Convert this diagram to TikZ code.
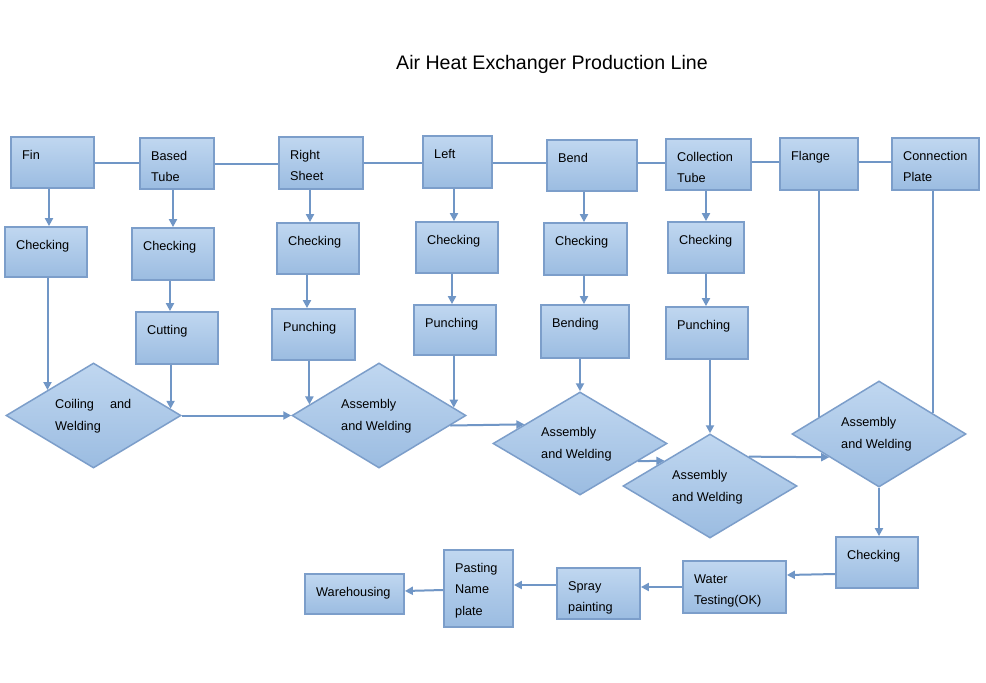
\documentclass[tikz,border=0pt]{standalone}
\usepackage{fontspec}
\setmainfont{Liberation Sans}
\usetikzlibrary{shapes.geometric,arrows.meta}
\definecolor{fillT}{RGB}{192,215,240}
\definecolor{fillB}{RGB}{155,188,225}
\definecolor{edge}{RGB}{124,158,202}
\definecolor{conn}{RGB}{112,150,198}
\tikzset{
  boxs/.style={draw=edge, line width=1.8pt, top color=fillT, bottom color=fillB, inner sep=0pt, rectangle},
  dias/.style={draw=edge, line width=1.5pt, top color=fillT, bottom color=fillB, inner sep=0pt, diamond},
  txt/.style={anchor=base west, inner sep=0pt, font=\fontsize{12.7}{21.5}\selectfont},
  ln/.style={draw=conn, line width=2pt},
  arr/.style={ln, -{Triangle[length=8pt,width=8pt]}}
}
\newcommand\tl[1]{\hbox{#1}}
\newcommand\pbox[6]{%
  \node[boxs, minimum width={#4-#2}, minimum height={#5-#3}] (#1) at ({(#2+#4)/2},{(#3+#5)/2}) {};
  \node[txt] (#1-t) at ({#2+11},{#3+22}) {\vtop{#6}};
}
\newcommand\pdia[8]{%
  \node[dias, minimum width={2*#4}, minimum height={2*#5}] (#1) at (#2,#3) {};
  \node[txt] (#1-t) at (#6,#7) {\vtop{#8}};
}
\begin{document}
\begin{tikzpicture}[x=1pt,y=-1pt]
\useasboundingbox[fill=white] (0,0) rectangle (986,683);
\node[anchor=base, inner sep=0pt, font=\fontsize{19.6}{24}\selectfont] (title) at (552,69) {Air Heat Exchanger Production Line};
% top row
\pbox{fin}{11}{137}{94}{188}{\tl{Fin}}
\pbox{bt}{140}{138}{214}{189}{\tl{Based}\tl{Tube}}
\pbox{rs}{279}{137}{363}{189}{\tl{Right}\tl{Sheet}}
\pbox{lf}{423}{136}{492}{188}{\tl{Left}}
\pbox{bd}{547}{140}{637}{191}{\tl{Bend}}
\pbox{ct}{666}{139}{751}{190}{\tl{Collection}\tl{Tube}}
\pbox{fl}{780}{138}{858}{190}{\tl{Flange}}
\pbox{cp}{892}{138}{979}{190}{\tl{Connection}\tl{Plate}}
% checking row
\pbox{c1}{5}{227}{87}{277}{\tl{Checking}}
\pbox{c2}{132}{228}{214}{280}{\tl{Checking}}
\pbox{c3}{277}{223}{359}{274}{\tl{Checking}}
\pbox{c4}{416}{222}{498}{273}{\tl{Checking}}
\pbox{c5}{544}{223}{627}{275}{\tl{Checking}}
\pbox{c6}{668}{222}{744}{273}{\tl{Checking}}
% third row
\pbox{cut}{136}{312}{218}{364}{\tl{Cutting}}
\pbox{p3}{272}{309}{355}{360}{\tl{Punching}}
\pbox{p4}{414}{305}{496}{355}{\tl{Punching}}
\pbox{bn}{541}{305}{629}{358}{\tl{Bending}}
\pbox{p6}{666}{307}{748}{359}{\tl{Punching}}
% diamonds
\pdia{d1}{93.5}{415.5}{87.5}{52.5}{55}{408.5}{\tl{Coiling\hspace{16pt}and}\tl{Welding}}
\pdia{d2}{379}{415.5}{87}{52.5}{341}{408.5}{\tl{Assembly}\tl{and Welding}}
\pdia{d3}{580}{443.5}{87}{51.5}{541}{436.5}{\tl{Assembly}\tl{and Welding}}
\pdia{d4}{710}{486}{87}{52}{672}{479.5}{\tl{Assembly}\tl{and Welding}}
\pdia{d5}{879}{434}{87}{53}{841}{426.5}{\tl{Assembly}\tl{and Welding}}
% bottom row
\pbox{c7}{836}{537}{918}{588}{\tl{Checking}}
\pbox{wt}{683}{561}{786}{613}{\tl{Water}\tl{Testing(OK)}}
\pbox{sp}{557}{568}{640}{619}{\tl{Spray}\tl{painting}}
\pbox{pn}{444}{550}{513}{627}{\tl{Pasting}\tl{Name}\tl{plate}}
\pbox{wh}{305}{574}{404}{614}{\tl{Warehousing}}
% top row lines
\draw[ln] (fin.east |- 0,163) -- (bt.west |- 0,163);
\draw[ln] (bt.east |- 0,164) -- (rs.west |- 0,164);
\draw[ln] (rs.east |- 0,163) -- (lf.west |- 0,163);
\draw[ln] (lf.east |- 0,163) -- (bd.west |- 0,163);
\draw[ln] (bd.east |- 0,163) -- (ct.west |- 0,163);
\draw[ln] (ct.east |- 0,162) -- (fl.west |- 0,162);
\draw[ln] (fl.east |- 0,162) -- (cp.west |- 0,162);
% top to checking
\draw[arr] (fin.south -| 49,0) -- (c1.north -| 49,0);
\draw[arr] (bt.south -| 173,0) -- (c2.north -| 173,0);
\draw[arr] (rs.south -| 310,0) -- (c3.north -| 310,0);
\draw[arr] (lf.south -| 454,0) -- (c4.north -| 454,0);
\draw[arr] (bd.south -| 584,0) -- (c5.north -| 584,0);
\draw[arr] (ct.south -| 706,0) -- (c6.north -| 706,0);
% checking to third row
\draw[arr] (c2.south -| 170,0) -- (cut.north -| 170,0);
\draw[arr] (c3.south -| 307,0) -- (p3.north -| 307,0);
\draw[arr] (c4.south -| 452,0) -- (p4.north -| 452,0);
\draw[arr] (c5.south -| 584,0) -- (bn.north -| 584,0);
\draw[arr] (c6.south -| 706,0) -- (p6.north -| 706,0);
% into diamonds
\draw[arr] (c1.south -| d1.151) -- (d1.151);
\draw[arr] (cut.south -| d1.5.4) -- (d1.5.4);
\draw[arr] (d1.east) -- (d2.west);
\draw[arr] (p3.south -| d2.171) -- (d2.171);
\draw[arr] (p4.south -| d2.6) -- (d2.6);
\draw[arr] (d2.-8.6) -- (d3.161.6);
\draw[arr] (bn.south -| d3.north) -- (d3.north);
\draw[arr] (d3.-17) -- (d4.151);
\draw[arr] (p6.south -| d4.north) -- (d4.north);
\draw[arr] (d4.37) -- (d5.205);
\draw[ln] (fl.south -| d5.164.7) -- (d5.164.7);
\draw[ln] (cp.south -| d5.21.3) -- (d5.21.3);
\draw[arr] (d5.south) -- (c7.north -| d5.south);
% bottom row
\draw[arr] (c7.west |- 0,574) -- (wt.east |- 0,575);
\draw[arr] (wt.west |- 0,587) -- (sp.east |- 0,587);
\draw[arr] (sp.west |- 0,585) -- (pn.east |- 0,585);
\draw[arr] (pn.west |- 0,590) -- (wh.east |- 0,591);
\end{tikzpicture}
\end{document}
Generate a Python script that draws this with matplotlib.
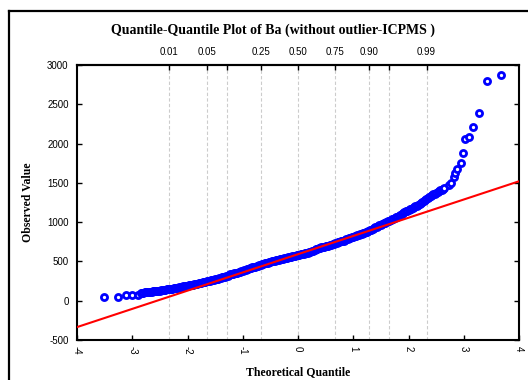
════════
__WHAT THIS TASK INVOLVES__.
Quote the data above in full and without alteration; skip the pictures.

__THE OUTPUT__.
Convert this diagram to TikZ code.
\documentclass[tikz,border=0pt]{standalone}
\usepackage{fontspec}
\setmainfont{Liberation Sans}
\usetikzlibrary{shapes.geometric,arrows.meta}
\definecolor{fillT}{RGB}{192,215,240}
\definecolor{fillB}{RGB}{155,188,225}
\definecolor{edge}{RGB}{124,158,202}
\definecolor{conn}{RGB}{112,150,198}
\tikzset{
  boxs/.style={draw=edge, line width=1.8pt, top color=fillT, bottom color=fillB, inner sep=0pt, rectangle},
  dias/.style={draw=edge, line width=1.5pt, top color=fillT, bottom color=fillB, inner sep=0pt, diamond},
  txt/.style={anchor=base west, inner sep=0pt, font=\fontsize{12.7}{21.5}\selectfont},
  ln/.style={draw=conn, line width=2pt},
  arr/.style={ln, -{Triangle[length=8pt,width=8pt]}}
}
\newcommand\tl[1]{\hbox{#1}}
\newcommand\pbox[6]{%
  \node[boxs, minimum width={#4-#2}, minimum height={#5-#3}] (#1) at ({(#2+#4)/2},{(#3+#5)/2}) {};
  \node[txt] (#1-t) at ({#2+11},{#3+22}) {\vtop{#6}};
}
\newcommand\pdia[8]{%
  \node[dias, minimum width={2*#4}, minimum height={2*#5}] (#1) at (#2,#3) {};
  \node[txt] (#1-t) at (#6,#7) {\vtop{#8}};
}
\begin{document}
\begin{tikzpicture}[x=1pt,y=-1pt]
\useasboundingbox[fill=white] (0,0) rectangle (986,683);
\node[anchor=base, inner sep=0pt, font=\fontsize{19.6}{24}\selectfont] (title) at (552,69) {Air Heat Exchanger Production Line};
% top row
\pbox{fin}{11}{137}{94}{188}{\tl{Fin}}
\pbox{bt}{140}{138}{214}{189}{\tl{Based}\tl{Tube}}
\pbox{rs}{279}{137}{363}{189}{\tl{Right}\tl{Sheet}}
\pbox{lf}{423}{136}{492}{188}{\tl{Left}}
\pbox{bd}{547}{140}{637}{191}{\tl{Bend}}
\pbox{ct}{666}{139}{751}{190}{\tl{Collection}\tl{Tube}}
\pbox{fl}{780}{138}{858}{190}{\tl{Flange}}
\pbox{cp}{892}{138}{979}{190}{\tl{Connection}\tl{Plate}}
% checking row
\pbox{c1}{5}{227}{87}{277}{\tl{Checking}}
\pbox{c2}{132}{228}{214}{280}{\tl{Checking}}
\pbox{c3}{277}{223}{359}{274}{\tl{Checking}}
\pbox{c4}{416}{222}{498}{273}{\tl{Checking}}
\pbox{c5}{544}{223}{627}{275}{\tl{Checking}}
\pbox{c6}{668}{222}{744}{273}{\tl{Checking}}
% third row
\pbox{cut}{136}{312}{218}{364}{\tl{Cutting}}
\pbox{p3}{272}{309}{355}{360}{\tl{Punching}}
\pbox{p4}{414}{305}{496}{355}{\tl{Punching}}
\pbox{bn}{541}{305}{629}{358}{\tl{Bending}}
\pbox{p6}{666}{307}{748}{359}{\tl{Punching}}
% diamonds
\pdia{d1}{93.5}{415.5}{87.5}{52.5}{55}{408.5}{\tl{Coiling\hspace{16pt}and}\tl{Welding}}
\pdia{d2}{379}{415.5}{87}{52.5}{341}{408.5}{\tl{Assembly}\tl{and Welding}}
\pdia{d3}{580}{443.5}{87}{51.5}{541}{436.5}{\tl{Assembly}\tl{and Welding}}
\pdia{d4}{710}{486}{87}{52}{672}{479.5}{\tl{Assembly}\tl{and Welding}}
\pdia{d5}{879}{434}{87}{53}{841}{426.5}{\tl{Assembly}\tl{and Welding}}
% bottom row
\pbox{c7}{836}{537}{918}{588}{\tl{Checking}}
\pbox{wt}{683}{561}{786}{613}{\tl{Water}\tl{Testing(OK)}}
\pbox{sp}{557}{568}{640}{619}{\tl{Spray}\tl{painting}}
\pbox{pn}{444}{550}{513}{627}{\tl{Pasting}\tl{Name}\tl{plate}}
\pbox{wh}{305}{574}{404}{614}{\tl{Warehousing}}
% top row lines
\draw[ln] (fin.east |- 0,163) -- (bt.west |- 0,163);
\draw[ln] (bt.east |- 0,164) -- (rs.west |- 0,164);
\draw[ln] (rs.east |- 0,163) -- (lf.west |- 0,163);
\draw[ln] (lf.east |- 0,163) -- (bd.west |- 0,163);
\draw[ln] (bd.east |- 0,163) -- (ct.west |- 0,163);
\draw[ln] (ct.east |- 0,162) -- (fl.west |- 0,162);
\draw[ln] (fl.east |- 0,162) -- (cp.west |- 0,162);
% top to checking
\draw[arr] (fin.south -| 49,0) -- (c1.north -| 49,0);
\draw[arr] (bt.south -| 173,0) -- (c2.north -| 173,0);
\draw[arr] (rs.south -| 310,0) -- (c3.north -| 310,0);
\draw[arr] (lf.south -| 454,0) -- (c4.north -| 454,0);
\draw[arr] (bd.south -| 584,0) -- (c5.north -| 584,0);
\draw[arr] (ct.south -| 706,0) -- (c6.north -| 706,0);
% checking to third row
\draw[arr] (c2.south -| 170,0) -- (cut.north -| 170,0);
\draw[arr] (c3.south -| 307,0) -- (p3.north -| 307,0);
\draw[arr] (c4.south -| 452,0) -- (p4.north -| 452,0);
\draw[arr] (c5.south -| 584,0) -- (bn.north -| 584,0);
\draw[arr] (c6.south -| 706,0) -- (p6.north -| 706,0);
% into diamonds
\draw[arr] (c1.south -| d1.151) -- (d1.151);
\draw[arr] (cut.south -| d1.5.4) -- (d1.5.4);
\draw[arr] (d1.east) -- (d2.west);
\draw[arr] (p3.south -| d2.171) -- (d2.171);
\draw[arr] (p4.south -| d2.6) -- (d2.6);
\draw[arr] (d2.-8.6) -- (d3.161.6);
\draw[arr] (bn.south -| d3.north) -- (d3.north);
\draw[arr] (d3.-17) -- (d4.151);
\draw[arr] (p6.south -| d4.north) -- (d4.north);
\draw[arr] (d4.37) -- (d5.205);
\draw[ln] (fl.south -| d5.164.7) -- (d5.164.7);
\draw[ln] (cp.south -| d5.21.3) -- (d5.21.3);
\draw[arr] (d5.south) -- (c7.north -| d5.south);
% bottom row
\draw[arr] (c7.west |- 0,574) -- (wt.east |- 0,575);
\draw[arr] (wt.west |- 0,587) -- (sp.east |- 0,587);
\draw[arr] (sp.west |- 0,585) -- (pn.east |- 0,585);
\draw[arr] (pn.west |- 0,590) -- (wh.east |- 0,591);
\end{tikzpicture}
\end{document}
Generate a Python script that draws this with matplotlib.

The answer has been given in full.